さらにヘルドの場合には,「コスモポリタン型民主主義法」の観点
からの資本主義的市場経済へのコミットメントについて,4つの論点
を設定しています。(1)経済への政治的介入によって,有害な外
部性(たとえば環境汚染)を克服したり,民主的自律の基本的要請
を企業の内外において確実に充たすこと。これは市場システム自体
の破棄ではなく,市場の「再構成」をめざすものとされます。
(2)経済生活における民主主義の確立,(3)介入形態およびそのレ
ベルとしては,「公共支出と公共投資の公的審議および決定への従
属,国際レベルにおいて公共支出と公共投資の調整を行うための新
協力機構の設立,一国的・サブナショナル・地方的市場の文脈にお
ける市場諸力の力学に直接作用する非市場的要因の重視」,
(4)所有形態と私有財産の役割についての公的実験への委任があげ
られています。
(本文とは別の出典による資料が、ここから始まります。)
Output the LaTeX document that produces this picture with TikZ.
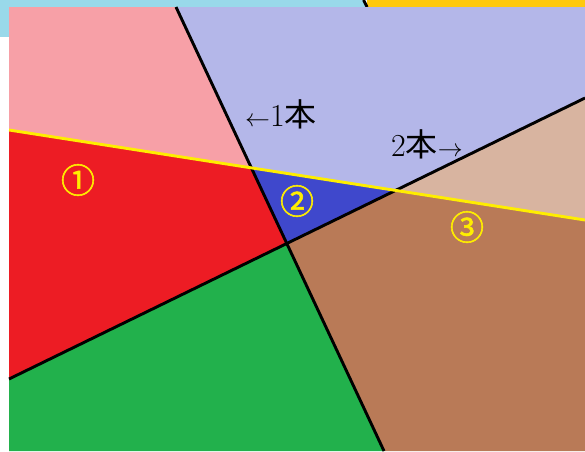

より具体的な構想については,「民主主義のコスモ
ポリタン・モデルの諸目標,例示的争点」を見てください21)。

 最後に,資本主義的市場経済の弊害を,多元的重層的諸主体の連
係プレーによって抑制し,制御していくという場合に想定される,
地方,国,国際機関の政府形態(政体,ガヴァナンス)は,ヘルド
のモデルでは,現行のそれをかなり抜本的に改革したものをめざす
ことになりますが,それらは,伝統的用語を用いれば,社会民主主
義型のレジーム・経済構想・政策体系ということになるのでありま
しょうか。

 その関連で,興味深かったのは,2000年の政治学会研究会(10月
8日,9日,於名古屋大学)の分科会Jで,「第3の道の比較研究」が
とりあげられ,3人の報告者がそれぞれに興味ある報告をおこないま
したが,とくに住沢博紀氏の「第3の道−21世紀への修正主義論争?
−」は,ヨーロッパ諸社民党(英・独・仏等)のスタンスの相違点
の他に,イギリス首相ブレアおよびLSE学長ギデンズの『第3の道』
の評価22),さらに,「第3の道」の徹底化によって,ヨーロッパ社
会民主主義の「自己破壊的な革新」を含めて,アメリカ,日本,ア
ジアを含めての,21世紀の「進歩的なガバナンス」という枠組みの
展望にまで及んでいて,たいへん有益な報告でありました。実は,
私自身は,ギデンズの近代化論を中心に,『近代の今日的位相』と
いう書き下ろしの本を出版しており(平凡社,1994年),ここで紹
介したD.ヘルドは,ケムブリッジにおけるギデンズの弟子の一人で
あり,またもっとも有力な共同作業者の一人なのです。その意味で
は,私の1990年代に入ってからの,ギデンズ,ヘルド等の研究は,
21世紀に向けての「新たなガバナンス」探究の一環をになってきた
ということを,自己確認することができたしだいです。